Climate Corner: It doesn’t have to be that way

Feb 25, 2023

George Banziger

On Feb. 3 a train consisting of 151 total cars derailed in East Palestine, Ohio. About 20 of the cars were carrying hazardous materials, and five of the cars contained vinyl chloride, which is used to make PVC. This chemical is linked to liver cancer. While the air and water may be safe for now, skepticism is justified. Long after public officials and reporters have left East Palestine and the neighboring communities, there may be long-term risks of chronic diseases, such as cancer from this accident.

Residents of Appalachia including the Mid-Ohio Valley have long been forced to suffer chronic diseases caused by exposure to chemicals, particulates, and contaminated air and water linked to the extraction and transport of fossil fuels and products derived from these resources. In Washington County the combined cancer rate, according to the Ohio Department of Health, is 494.5, as compared to the statewide figure of 461.5 and the national figure of 439.2. In West Virginia, where the entire state has been the victim of this abuse, the combined cancer rate is 487.4. One county in our region, Wirt County, has the highest rate of lung cancer in the state of West Virginia (West Virginia Department of Health and Human Resources).

The manufacturing of plastics and the extraction of natural gas (methane) for development into plastics, as well as the transport of these materials and the waste products associated with them, will be increased in the region with the establishment of the new “cracker” plant (utilizing a process to crack methane molecules) in western Pennsylvania. If producers of natural gas have their way, fracking (i.e., hydraulic fracturing) of natural gas and its conversion to liquified form, and the transport of this material will be increased in order to provide more export of liquified natural gas.

Our region seems to suffer the high risks of health problems and air and water contamination while experiencing limited benefit from fossil fuels and their products. Washington County, Ohio leads the state in volume of brine waste (from fracking) injected into its grounds. This county gets the waste and the attendant risk of transport of these toxic and radioactive materials (from wells in West Virginia and Pennsylvania as well as from Ohio) but little of the benefit.

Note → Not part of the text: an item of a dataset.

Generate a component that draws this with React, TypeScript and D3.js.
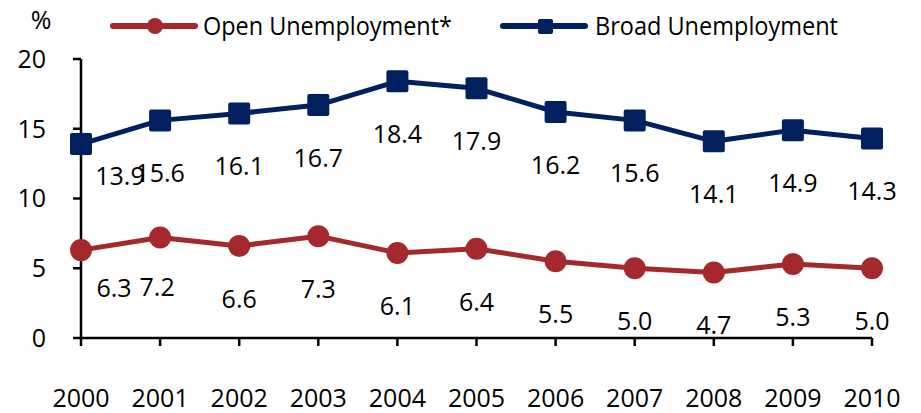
import React from "react";
import * as d3 from "d3";

const years = ["2000", "2001", "2002", "2003", "2004", "2005", "2006", "2007", "2008", "2009", "2010"];
const openUnemployment = [6.3, 7.2, 6.6, 7.3, 6.1, 6.4, 5.5, 5.0, 4.7, 5.3, 5.0];
const broadUnemployment = [13.9, 15.6, 16.1, 16.7, 18.4, 17.9, 16.2, 15.6, 14.1, 14.9, 14.3];
const yTicks = [0, 5, 10, 15, 20];
const seriesNames = ["Open Unemployment*", "Broad Unemployment"];

const RED = "#A5282C";
const BLUE = "#002060";
const FONT = "'Open Sans', sans-serif";
const FS = 25;

export default function App() {
  const W = 921;
  const H = 413;
  const x = d3.scalePoint<string>().domain(years).range([81, 872]);
  const y = d3.scaleLinear().domain([0, 20]).range([338, 59]);
  const line = d3
    .line<number>()
    .x((_, i) => x(years[i]) as number)
    .y((d) => y(d));

  const base = (cy: number) => cy + 0.357 * FS;

  // label offsets (dx, dy from the point to label centre)
  const labelOffset = (series: number, i: number): [number, number] => {
    if (i === 0) return series === 0 ? [33, 38] : [39, 32];
    if (series === 0 && i === 1) return [-3, 50];
    return [0, 53];
  };

  return (
    <svg
      width={W}
      height={H}
      style={{ position: "absolute", left: 0, top: 0, background: "#fff" }}
      fontFamily={FONT}
    >
      {/* % label */}
      <text x={41} y={base(20)} fontSize={FS} textAnchor="middle" fill="#000">
        %
      </text>

      {/* Legend */}
      <g>
        <line x1={113} x2={195} y1={26} y2={26} stroke={RED} strokeWidth={6} strokeLinecap="round" />
        <circle cx={155} cy={26} r={8} fill={RED} />
        <text x={203} y={base(26)} fontSize={FS} fill="#000" textLength={249} lengthAdjust="spacingAndGlyphs">
          {seriesNames[0]}
        </text>
        <line x1={503} x2={585} y1={26} y2={26} stroke={BLUE} strokeWidth={6} strokeLinecap="round" />
        <rect x={538} y={19} width={15} height={15} rx={2} fill={BLUE} />
        <text x={595} y={base(26)} fontSize={FS} fill="#000" textLength={243} lengthAdjust="spacingAndGlyphs">
          {seriesNames[1]}
        </text>
      </g>

      {/* Y axis */}
      <line x1={81} x2={81} y1={y(20)} y2={y(0)} stroke="#000" strokeWidth={2.5} />
      {yTicks.map((t) => (
        <g key={t}>
          <line x1={73} x2={81} y1={y(t)} y2={y(t)} stroke="#000" strokeWidth={2.5} />
          <text x={46} y={base(y(t))} fontSize={FS} textAnchor="end" fill="#000">
            {t}
          </text>
        </g>
      ))}

      {/* X axis */}
      <line x1={81} x2={872} y1={y(0)} y2={y(0)} stroke="#000" strokeWidth={2.5} />
      {years.map((yr) => (
        <g key={yr}>
          <line x1={x(yr)} x2={x(yr)} y1={y(0)} y2={y(0) + 8} stroke="#000" strokeWidth={2.5} />
          <text x={x(yr)} y={base(398)} fontSize={FS} textAnchor="middle" fill="#000">
            {yr}
          </text>
        </g>
      ))}

      {/* Broad series */}
      <path d={line(broadUnemployment) || ""} fill="none" stroke={BLUE} strokeWidth={5} strokeLinejoin="round" />
      {broadUnemployment.map((v, i) => (
        <rect
          key={i}
          x={(x(years[i]) as number) - 11}
          y={y(v) - 11}
          width={22}
          height={22}
          rx={2}
          fill={BLUE}
        />
      ))}

      {/* Open series */}
      <path d={line(openUnemployment) || ""} fill="none" stroke={RED} strokeWidth={5} strokeLinejoin="round" />
      {openUnemployment.map((v, i) => (
        <circle key={i} cx={x(years[i]) as number} cy={y(v)} r={11} fill={RED} />
      ))}

      {/* Data labels */}
      {broadUnemployment.map((v, i) => {
        const [dx, dy] = labelOffset(1, i);
        return (
          <text
            key={"b" + i}
            x={(x(years[i]) as number) + dx}
            y={base(y(v) + dy)}
            fontSize={FS}
            textAnchor="middle"
            fill="#000"
          >
            {v.toFixed(1)}
          </text>
        );
      })}
      {openUnemployment.map((v, i) => {
        const [dx, dy] = labelOffset(0, i);
        return (
          <text
            key={"o" + i}
            x={(x(years[i]) as number) + dx}
            y={base(y(v) + dy)}
            fontSize={FS}
            textAnchor="middle"
            fill="#000"
          >
            {v.toFixed(1)}
          </text>
        );
      })}
    </svg>
  );
}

We have been told that these health and environmental risks are the price we have to pay for economic development and job creation in the region. But where are the profits, jobs, and prosperity from these industries going and how much benefit to the Appalachian region of the Ohio Valley accrues to these investments? In a study done by the Ohio River Valley Institute (July 2021) it was reported that from 2008-2019 in the 22 counties in Ohio, Pennsylvania, and West Virginia, which produce 90% of the natural gas in Appalachia, economic prosperity, in terms of jobs, income, and population growth, trailed the U.S. measures of these factors. In that period the number of jobs increased just 1.6%, eight percentage points below the U.S. figure, and personal income was one-third below the national average. The demographics of our region continue to show decline of population as young people choose to leave. In other words, little revenue or benefit from all this activity with natural gas has accrued to the region. Natural gas extraction and plastics manufacturing are capital-intensive enterprises. What is needed for job creation and sustained prosperity in the region is activity that is labor-intensive.

It does not have to be the case that fossil fuels and the waste associated with their extraction, transport, and manufacturing have to be such an important part of the economy of our region. There are some encouraging examples of new manufacturing, economic development, and job creation coming out of West Virginia. Gov. Jim Justice has announced a repurposing of a steel mill in Wierton to produce batteries for the electric vehicle market. In South Charleston a new plant will be established for the manufacture of electric school buses. Old coal-fired power plants, which contaminate our air and air throughout a large portion of the country, can be repurposed for other uses, such as the two closed plants in Washington County. The movement toward energy efficiency in industries and homes can spark new jobs in heating, ventilation, and air conditioning as well as in lighting–jobs and profits that are local.